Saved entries
┌──
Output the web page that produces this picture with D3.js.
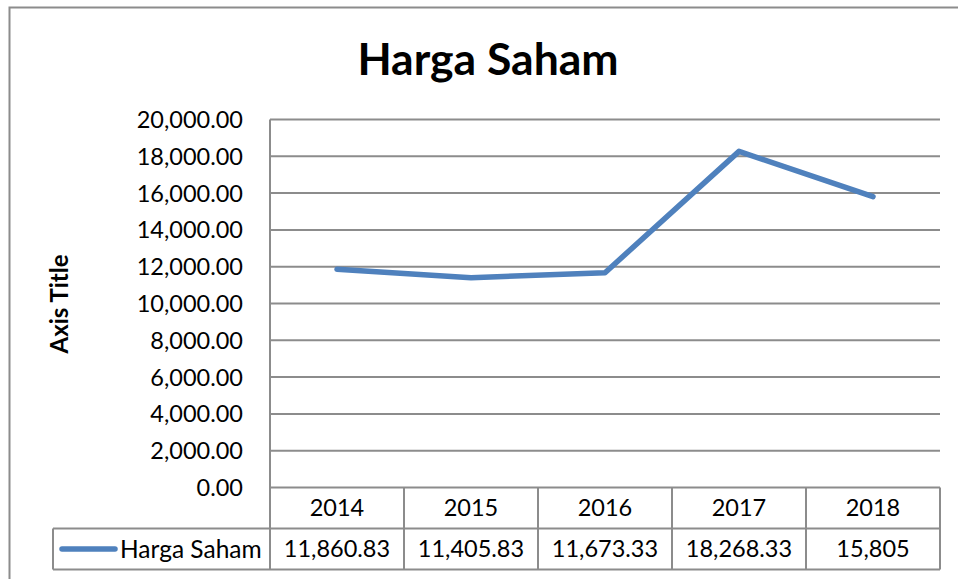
<!DOCTYPE html>
<html><head><meta charset="utf-8">
<script src="https://cdn.jsdelivr.net/npm/d3@7"></script>
<style>html,body{margin:0;padding:0;background:#fff;}svg{display:block;font-family:Lato,"Open Sans",sans-serif;}</style>
</head><body><svg id="c" width="958" height="579"></svg>
<script>
const title = "Harga Saham";
const seriesName = "Harga Saham";
const years = ["2014","2015","2016","2017","2018"];
const values = [11860.83, 11405.83, 11673.33, 18268.33, 15805];
const valueLabels = ["11,860.83","11,405.83","11,673.33","18,268.33","15,805"];
const yTicks = [0,2000,4000,6000,8000,10000,12000,14000,16000,18000,20000];
const yAxisTitle = "Axis Title";

const svg = d3.select("#c");
const L = 270, R = 940, T = 119.5, B = 487.5;
const rowH = 41;
const grid = "#8c8c8c", lineColor = "#4f81bd";

// outer border
svg.append("path").attr("d","M9.5,579 V7.5 H958").attr("fill","none").attr("stroke","#8c8c8c").attr("stroke-width",2);

const x = d3.scaleBand().domain(years).range([L,R]);
const y = d3.scaleLinear().domain([0,20000]).range([B,T]);

// gridlines
svg.append("g").selectAll("line").data(yTicks).join("line")
  .attr("x1",L).attr("x2",R).attr("y1",d=>y(d)).attr("y2",d=>y(d))
  .attr("stroke",grid).attr("stroke-width",2);

// y axis labels
const fmt = d3.format(",.2f");
svg.append("g").selectAll("text").data(yTicks).join("text")
  .attr("x",243).attr("y",d=>y(d)).attr("dy","0.36em").attr("text-anchor","end")
  .attr("font-size",23.5).attr("fill","#000").text(d=>fmt(d));

// axis title
svg.append("text").attr("transform","translate(68,304) rotate(-90)").attr("text-anchor","middle")
  .attr("font-size",24).attr("font-weight","bold").text(yAxisTitle);

// title
svg.append("text").attr("x",488).attr("y",75).attr("text-anchor","middle")
  .attr("font-size",44.5).attr("font-weight","bold").text(title);

// data table
const tb = svg.append("g");
tb.append("line").attr("x1",L).attr("x2",L).attr("y1",T).attr("y2",B+2*rowH).attr("stroke",grid).attr("stroke-width",2);
tb.selectAll(".v").data(years).join("line")
  .attr("x1",d=>x(d)+x.bandwidth()).attr("x2",d=>x(d)+x.bandwidth())
  .attr("y1",B).attr("y2",B+2*rowH).attr("stroke",grid).attr("stroke-width",2);
tb.append("line").attr("x1",53).attr("x2",R).attr("y1",B+rowH).attr("y2",B+rowH).attr("stroke",grid).attr("stroke-width",2);
tb.append("line").attr("x1",53).attr("x2",R).attr("y1",B+2*rowH).attr("y2",B+2*rowH).attr("stroke",grid).attr("stroke-width",2);
tb.append("line").attr("x1",53).attr("x2",53).attr("y1",B+rowH).attr("y2",B+2*rowH).attr("stroke",grid).attr("stroke-width",2);

tb.selectAll(".yr").data(years).join("text")
  .attr("x",d=>x(d)+x.bandwidth()/2).attr("y",B+rowH/2).attr("dy","0.36em")
  .attr("text-anchor","middle").attr("font-size",23.5).text(d=>d);
tb.selectAll(".val").data(valueLabels).join("text")
  .attr("x",(d,i)=>x(years[i])+x.bandwidth()/2).attr("y",B+rowH*1.5).attr("dy","0.36em")
  .attr("text-anchor","middle").attr("font-size",23.5).text(d=>d);
tb.append("line").attr("x1",62).attr("x2",115).attr("y1",B+rowH*1.5).attr("y2",B+rowH*1.5)
  .attr("stroke",lineColor).attr("stroke-width",5.5).attr("stroke-linecap","round");
tb.append("text").attr("x",120).attr("y",B+rowH*1.5).attr("dy","0.36em").attr("font-size",24.5).text(seriesName);

// line
const line = d3.line().x((d,i)=>x(years[i])+x.bandwidth()/2).y(d=>y(d));
svg.append("path").datum(values).attr("d",line).attr("fill","none")
  .attr("stroke",lineColor).attr("stroke-width",5.5).attr("stroke-linecap","round").attr("stroke-linejoin","round");
</script></body></html>
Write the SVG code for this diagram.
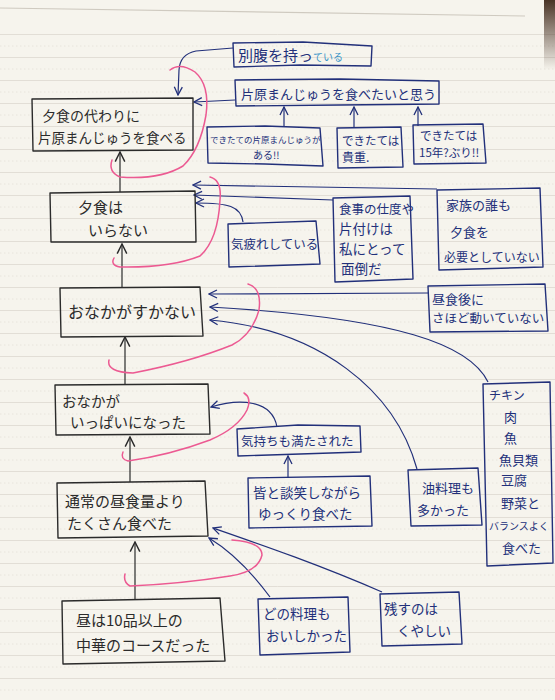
└──
Each entry gets copied exactly; the pictures stay out.

Exercise answer:
Output the web page that produces this picture with D3.js.
<!DOCTYPE html>
<html><head><meta charset="utf-8">
<script src="https://cdn.jsdelivr.net/npm/d3@7"></script>
<style>html,body{margin:0;padding:0;background:#fff;}svg{display:block;font-family:Lato,"Open Sans",sans-serif;}</style>
</head><body><svg id="c" width="958" height="579"></svg>
<script>
const title = "Harga Saham";
const seriesName = "Harga Saham";
const years = ["2014","2015","2016","2017","2018"];
const values = [11860.83, 11405.83, 11673.33, 18268.33, 15805];
const valueLabels = ["11,860.83","11,405.83","11,673.33","18,268.33","15,805"];
const yTicks = [0,2000,4000,6000,8000,10000,12000,14000,16000,18000,20000];
const yAxisTitle = "Axis Title";

const svg = d3.select("#c");
const L = 270, R = 940, T = 119.5, B = 487.5;
const rowH = 41;
const grid = "#8c8c8c", lineColor = "#4f81bd";

// outer border
svg.append("path").attr("d","M9.5,579 V7.5 H958").attr("fill","none").attr("stroke","#8c8c8c").attr("stroke-width",2);

const x = d3.scaleBand().domain(years).range([L,R]);
const y = d3.scaleLinear().domain([0,20000]).range([B,T]);

// gridlines
svg.append("g").selectAll("line").data(yTicks).join("line")
  .attr("x1",L).attr("x2",R).attr("y1",d=>y(d)).attr("y2",d=>y(d))
  .attr("stroke",grid).attr("stroke-width",2);

// y axis labels
const fmt = d3.format(",.2f");
svg.append("g").selectAll("text").data(yTicks).join("text")
  .attr("x",243).attr("y",d=>y(d)).attr("dy","0.36em").attr("text-anchor","end")
  .attr("font-size",23.5).attr("fill","#000").text(d=>fmt(d));

// axis title
svg.append("text").attr("transform","translate(68,304) rotate(-90)").attr("text-anchor","middle")
  .attr("font-size",24).attr("font-weight","bold").text(yAxisTitle);

// title
svg.append("text").attr("x",488).attr("y",75).attr("text-anchor","middle")
  .attr("font-size",44.5).attr("font-weight","bold").text(title);

// data table
const tb = svg.append("g");
tb.append("line").attr("x1",L).attr("x2",L).attr("y1",T).attr("y2",B+2*rowH).attr("stroke",grid).attr("stroke-width",2);
tb.selectAll(".v").data(years).join("line")
  .attr("x1",d=>x(d)+x.bandwidth()).attr("x2",d=>x(d)+x.bandwidth())
  .attr("y1",B).attr("y2",B+2*rowH).attr("stroke",grid).attr("stroke-width",2);
tb.append("line").attr("x1",53).attr("x2",R).attr("y1",B+rowH).attr("y2",B+rowH).attr("stroke",grid).attr("stroke-width",2);
tb.append("line").attr("x1",53).attr("x2",R).attr("y1",B+2*rowH).attr("y2",B+2*rowH).attr("stroke",grid).attr("stroke-width",2);
tb.append("line").attr("x1",53).attr("x2",53).attr("y1",B+rowH).attr("y2",B+2*rowH).attr("stroke",grid).attr("stroke-width",2);

tb.selectAll(".yr").data(years).join("text")
  .attr("x",d=>x(d)+x.bandwidth()/2).attr("y",B+rowH/2).attr("dy","0.36em")
  .attr("text-anchor","middle").attr("font-size",23.5).text(d=>d);
tb.selectAll(".val").data(valueLabels).join("text")
  .attr("x",(d,i)=>x(years[i])+x.bandwidth()/2).attr("y",B+rowH*1.5).attr("dy","0.36em")
  .attr("text-anchor","middle").attr("font-size",23.5).text(d=>d);
tb.append("line").attr("x1",62).attr("x2",115).attr("y1",B+rowH*1.5).attr("y2",B+rowH*1.5)
  .attr("stroke",lineColor).attr("stroke-width",5.5).attr("stroke-linecap","round");
tb.append("text").attr("x",120).attr("y",B+rowH*1.5).attr("dy","0.36em").attr("font-size",24.5).text(seriesName);

// line
const line = d3.line().x((d,i)=>x(years[i])+x.bandwidth()/2).y(d=>y(d));
svg.append("path").datum(values).attr("d",line).attr("fill","none")
  .attr("stroke",lineColor).attr("stroke-width",5.5).attr("stroke-linecap","round").attr("stroke-linejoin","round");
</script></body></html>
Write the SVG code for this diagram.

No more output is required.